Cantata by Alexander Glazunov

Commemorative Cantata for the Centenary of the Birth of Pushkin (Торжественная кантата в память 100-летней годовщины А. С. Пушкина), Op. 65, is a cantata by Alexander Glazunov, composed in 1899 in memory of author Alexander Pushkin. It is also known as Memorial Cantata (Мемориальная кантата) and Cantata in Memory of Pushkin's 100th Birthday (Кантата к 100-летию А. С. Пушкина). The work in five movements on lyrics by Konstantin Romanov is scored for solo voices, choir and piano.

== History and text ==
Glazunov composed the cantata in 1899. That year, he assumed a position as professor of instrumentation at the St. Petersburg Conservatory of Music. In the cantata, he set a text by the Grand Duke Konstantin Romanov, written under his pen name K.R. It was first performed on to celebrate the centenary of Pushkin. Glazunov composed his ballet The Seasons, Op. 67, the same year.

== Scoring and structure ==
The cantata is structured in five movements and scored for mezzo-soprano, tenor, mixed choir and piano. The first movement, "In a teeming multitude" (Мы многолюдною толпою…), is named Chorus (Хор), marked "Allegro" and set for choir. It has been described as a "jubilant" opening and a very Russian chorus of gratitude.
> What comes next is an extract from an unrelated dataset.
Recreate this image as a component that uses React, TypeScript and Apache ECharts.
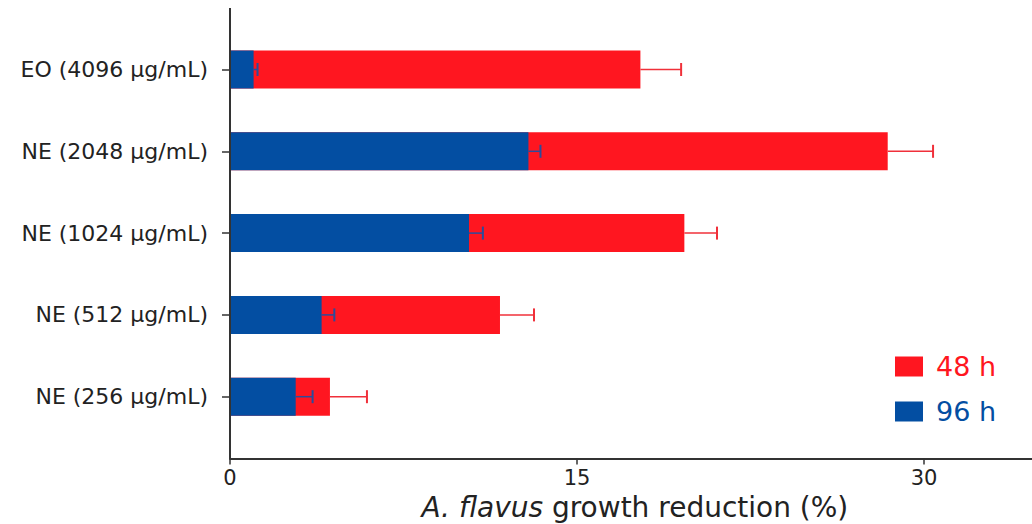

The second movement, "At this peaceful cradle" (У этой тихой колыбели…), is named Berceuse (Колыбельная), marked "Allegretto" and sung by the mezzo-soprano.

The third movement, "His childhood years passed" (Прошли младенческие годы…), is named again Chorus, marked "Moderato", set for mezzo-soprano and choir.

The fourth movement, "From the cares of the dreary world" (От забот земли унылой…), is named Aria (Ария), for the solo tenor, marked "Andante", an "aria of praise".

The last movement, "Ever glorious and without compare" (Вечно, славный без сравненья…), is named Hymn (Гимн) and marked "Moderato assai", set for all voices. It has been regarded as "a hymn, in which the two soloists join, exultantly taken up by the chorus, with a burst of joy at the close".

== Recording ==
The cantata was recorded in August 2002 in an orchestral version at the Grand Hall of the Moscow Conservatory. It was performed by soloists Ludmila Kuznetsova and Vsevolod Grivnov, the Russian State Symphony Orchestra and Capella, conducted by Valeri Polyansky. The cantata was combined with the composer's Eighth Symphony (1906) and the Poème Lyrique in D-flat major, Op. 12 (1887). The CD was made part of a collection covering Glazunov's eight symphonies and other major works on seven CDs in 2008.

A review notes that the music was "full of warmly lyrical ideas, with Glazunov’s inspired flow of invention more than compensating for the doggerel poetry he was forced to set by the 'unrefusable' Grand Duke".